Une série d'arrestations et d'inculpations pour terrorisme visant opposants et journalistes en Éthiopie témoignent, selon des analystes, du durcissement du régime et d'un net recul de la démocratie dans ce pays de la Corne de l'Afrique.

«Le seul nombre d'arrestations et de poursuites engagées cette année montrent une oppression systématique, un démantèlement méthodique des rares voix indépendantes» du régime de Meles Zenawi, résume Claire Beston, responsable de l'Éthiopie à Amnistie Internationale.

«Le processus démocratique relève de la parodie, au regard des événements de cette année», ajoute-t-elle.

En novembre, 24 personnes ont été inculpées sous le coup d'une loi contre le terrorisme controversée et trois journalistes ont fui le pays, faisant état de crainte de poursuites ou d'emprisonnement.

Des médias locaux ont même rapporté le cas d'un homme qui a appelé ses compatriotes à se battre pour la liberté, avant de s'immoler par le feu.

Selon plusieurs organisations de défense des droits de l'homme, plus de 150 activistes et journalistes ont été incarcérés depuis janvier, une vague répressive sans équivalent depuis celle de 2005, à la suite d'élections générales marquées par une poussée de l'opposition.

«Nous avons atteint un point décisif, que nous avions malheureusement connu lors de la crise postélectorale de 2005», selon Tom Rhodes, du Comité pour la protection des journalistes (CPJ), basé à Washington.

«J'ai le sentiment qu'actuellement nous sommes de retour aux jours sombres de 2005», dit-il.

Professeur de sciences politiques à Addis Abeba, Merera Gudina impute quant à lui une grogne populaire croissante à la situation économique du pays où les prix des denrées alimentaires ont augmenté de 63% en un an, selon la Banque mondiale.

«Le coût de la vie augmente de façon dramatique et de nombreux Éthiopiens ont faim. Il faut s'attendre à une hostilité de la population», selon ce professeur d'université.

Le porte-parole du gouvernement de M. Zenawi, Bereket Simon insiste pour sa part sur les efforts du parti au pouvoir, qui «fait de son mieux» pour réduire les inégalités sociales et économiques.

«Le gouvernement va dans la bonne direction. Il y a bien des problèmes çà et là, mais nous les réglons au fur et à mesure», assure-t-il.

L'Éthiopie a connu ces dernières années un taux de croissance parmi les plus robustes du continent et enregistré des progrès très sensibles en matière de lutte contre la mortalité infantile et la malnutrition.

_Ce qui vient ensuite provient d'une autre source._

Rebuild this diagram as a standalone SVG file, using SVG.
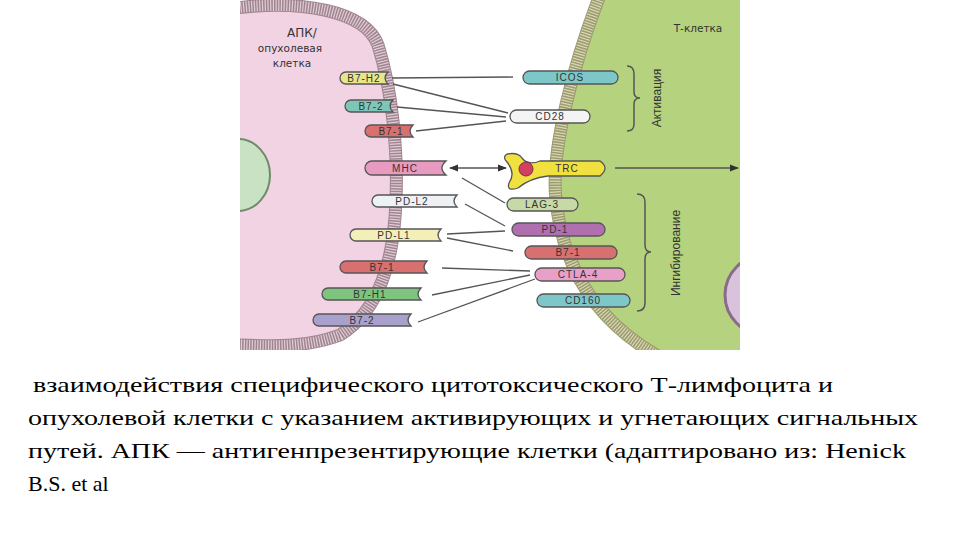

Mais selon plusieurs observateurs, ces améliorations ne sont pas de nature à endiguer le mécontentement populaire.

Pour Mme Beston, les récentes arrestations visent pour les autorités à étouffer dans l'oeuf toute velléité de Printemps arabe dans le pays.

«Le gouvernement a montré qu'il avait peur que ces manifestations et un soulèvement à grande échelle se déroulent en Éthiopie et il a pris des mesures préventives», estime Mme Beston.

Mais pour Ben Lawrence, de l'organisation Human Rights Watch, l'espace politique est beaucoup trop restreint pour laisser cours à des manifestations de masse.

«La question n'est pas de savoir si les Éthiopiens sont susceptibles de suivre le Printemps arabe. Ils ont eu un printemps (en 2005) et il n'a pas débouché sur un été, au contraire, on est revenu à l'hiver», juge M. Lawrence.

«Ces arrestations ont été menées parce que le gouvernement disposait de preuves spécifiques pour incriminer les suspects», justifie de son côté M. Bereket.

Le responsable de HRW critique enfin le silence de la communauté internationale sur la situation des droits de l'homme en Éthiopie, pourtant l'un des premiers destinataires de l'aide internationale sur le continent et un allié stratégique des États-Unis dans la région.

«C'est toujours la même histoire, (les bailleurs) croient qu'une diplomatie discrète est le meilleur moyen de maintenir leur accès et leur influence, ils ne veulent pas mettre en danger leur relation avec le gouvernement», déplore-t-il.